● Dataset extract
══════════════════════════════

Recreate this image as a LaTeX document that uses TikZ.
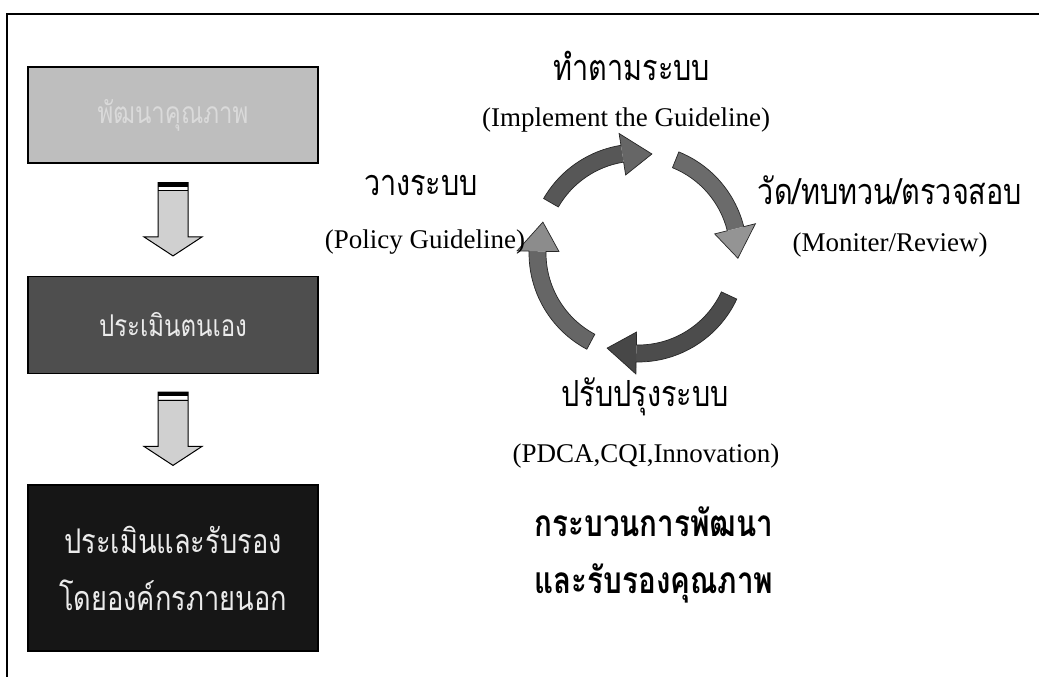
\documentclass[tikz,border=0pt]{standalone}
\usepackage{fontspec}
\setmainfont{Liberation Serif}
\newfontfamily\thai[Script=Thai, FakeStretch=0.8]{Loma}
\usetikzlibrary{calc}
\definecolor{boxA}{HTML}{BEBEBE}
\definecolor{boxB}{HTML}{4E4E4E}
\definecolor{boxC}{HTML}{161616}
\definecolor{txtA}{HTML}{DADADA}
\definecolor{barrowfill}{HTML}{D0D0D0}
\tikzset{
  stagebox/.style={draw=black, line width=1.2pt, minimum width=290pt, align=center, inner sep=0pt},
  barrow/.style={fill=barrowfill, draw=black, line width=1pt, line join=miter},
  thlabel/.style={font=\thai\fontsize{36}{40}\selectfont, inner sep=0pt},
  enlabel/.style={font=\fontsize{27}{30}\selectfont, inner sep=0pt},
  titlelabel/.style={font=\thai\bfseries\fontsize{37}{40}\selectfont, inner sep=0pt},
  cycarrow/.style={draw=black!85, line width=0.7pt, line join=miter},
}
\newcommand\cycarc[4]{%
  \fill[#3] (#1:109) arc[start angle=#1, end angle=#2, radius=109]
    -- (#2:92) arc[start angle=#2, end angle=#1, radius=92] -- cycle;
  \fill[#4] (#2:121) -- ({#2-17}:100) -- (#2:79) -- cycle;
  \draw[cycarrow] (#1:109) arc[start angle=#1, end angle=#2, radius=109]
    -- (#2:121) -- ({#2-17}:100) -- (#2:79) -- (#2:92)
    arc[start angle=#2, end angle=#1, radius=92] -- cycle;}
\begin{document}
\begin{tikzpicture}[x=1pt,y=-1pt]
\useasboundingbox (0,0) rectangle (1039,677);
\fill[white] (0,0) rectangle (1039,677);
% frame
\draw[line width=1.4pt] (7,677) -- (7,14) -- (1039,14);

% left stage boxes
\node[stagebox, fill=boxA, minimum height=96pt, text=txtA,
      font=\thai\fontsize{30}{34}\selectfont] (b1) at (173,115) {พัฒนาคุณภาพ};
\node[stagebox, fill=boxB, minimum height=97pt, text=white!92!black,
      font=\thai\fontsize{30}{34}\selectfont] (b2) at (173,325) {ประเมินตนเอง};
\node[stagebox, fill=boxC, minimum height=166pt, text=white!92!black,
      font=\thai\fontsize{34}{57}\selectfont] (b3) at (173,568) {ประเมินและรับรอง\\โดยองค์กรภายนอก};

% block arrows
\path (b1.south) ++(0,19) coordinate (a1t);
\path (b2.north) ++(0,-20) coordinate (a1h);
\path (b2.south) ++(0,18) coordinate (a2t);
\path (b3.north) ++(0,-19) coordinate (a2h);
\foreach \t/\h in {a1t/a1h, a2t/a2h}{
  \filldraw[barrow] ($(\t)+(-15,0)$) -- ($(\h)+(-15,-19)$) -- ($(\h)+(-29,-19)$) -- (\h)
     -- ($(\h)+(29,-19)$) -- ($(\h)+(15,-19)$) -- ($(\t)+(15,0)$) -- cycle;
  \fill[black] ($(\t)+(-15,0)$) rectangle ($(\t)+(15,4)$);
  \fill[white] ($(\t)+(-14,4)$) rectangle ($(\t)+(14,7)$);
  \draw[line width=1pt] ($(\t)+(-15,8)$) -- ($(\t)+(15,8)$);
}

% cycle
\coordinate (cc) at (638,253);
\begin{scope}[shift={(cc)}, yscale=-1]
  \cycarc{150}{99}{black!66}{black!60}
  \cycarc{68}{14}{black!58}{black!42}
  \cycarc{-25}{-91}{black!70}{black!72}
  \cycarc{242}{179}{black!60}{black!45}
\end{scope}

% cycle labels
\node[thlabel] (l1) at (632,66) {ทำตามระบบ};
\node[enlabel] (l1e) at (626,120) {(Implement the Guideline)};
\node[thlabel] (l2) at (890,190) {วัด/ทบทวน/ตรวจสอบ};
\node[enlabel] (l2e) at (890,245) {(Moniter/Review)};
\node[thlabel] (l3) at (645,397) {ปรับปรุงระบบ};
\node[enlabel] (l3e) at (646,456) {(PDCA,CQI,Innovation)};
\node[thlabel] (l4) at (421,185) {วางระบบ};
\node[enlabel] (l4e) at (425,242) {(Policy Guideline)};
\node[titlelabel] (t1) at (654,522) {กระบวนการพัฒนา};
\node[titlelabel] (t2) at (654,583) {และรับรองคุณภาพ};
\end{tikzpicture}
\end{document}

══════════════════════════════

● Your instructions
Only the lines from the top of the data through the line with "(b3) at (173,568)" should be quoted, exactly and with both ends kept; skip the pictures.

● Answer to the exercise
Recreate this image as a LaTeX document that uses TikZ.
\documentclass[tikz,border=0pt]{standalone}
\usepackage{fontspec}
\setmainfont{Liberation Serif}
\newfontfamily\thai[Script=Thai, FakeStretch=0.8]{Loma}
\usetikzlibrary{calc}
\definecolor{boxA}{HTML}{BEBEBE}
\definecolor{boxB}{HTML}{4E4E4E}
\definecolor{boxC}{HTML}{161616}
\definecolor{txtA}{HTML}{DADADA}
\definecolor{barrowfill}{HTML}{D0D0D0}
\tikzset{
  stagebox/.style={draw=black, line width=1.2pt, minimum width=290pt, align=center, inner sep=0pt},
  barrow/.style={fill=barrowfill, draw=black, line width=1pt, line join=miter},
  thlabel/.style={font=\thai\fontsize{36}{40}\selectfont, inner sep=0pt},
  enlabel/.style={font=\fontsize{27}{30}\selectfont, inner sep=0pt},
  titlelabel/.style={font=\thai\bfseries\fontsize{37}{40}\selectfont, inner sep=0pt},
  cycarrow/.style={draw=black!85, line width=0.7pt, line join=miter},
}
\newcommand\cycarc[4]{%
  \fill[#3] (#1:109) arc[start angle=#1, end angle=#2, radius=109]
    -- (#2:92) arc[start angle=#2, end angle=#1, radius=92] -- cycle;
  \fill[#4] (#2:121) -- ({#2-17}:100) -- (#2:79) -- cycle;
  \draw[cycarrow] (#1:109) arc[start angle=#1, end angle=#2, radius=109]
    -- (#2:121) -- ({#2-17}:100) -- (#2:79) -- (#2:92)
    arc[start angle=#2, end angle=#1, radius=92] -- cycle;}
\begin{document}
\begin{tikzpicture}[x=1pt,y=-1pt]
\useasboundingbox (0,0) rectangle (1039,677);
\fill[white] (0,0) rectangle (1039,677);
% frame
\draw[line width=1.4pt] (7,677) -- (7,14) -- (1039,14);

% left stage boxes
\node[stagebox, fill=boxA, minimum height=96pt, text=txtA,
      font=\thai\fontsize{30}{34}\selectfont] (b1) at (173,115) {พัฒนาคุณภาพ};
\node[stagebox, fill=boxB, minimum height=97pt, text=white!92!black,
      font=\thai\fontsize{30}{34}\selectfont] (b2) at (173,325) {ประเมินตนเอง};
\node[stagebox, fill=boxC, minimum height=166pt, text=white!92!black,
      font=\thai\fontsize{34}{57}\selectfont] (b3) at (173,568) {ประเมินและรับรอง\\โดยองค์กรภายนอก};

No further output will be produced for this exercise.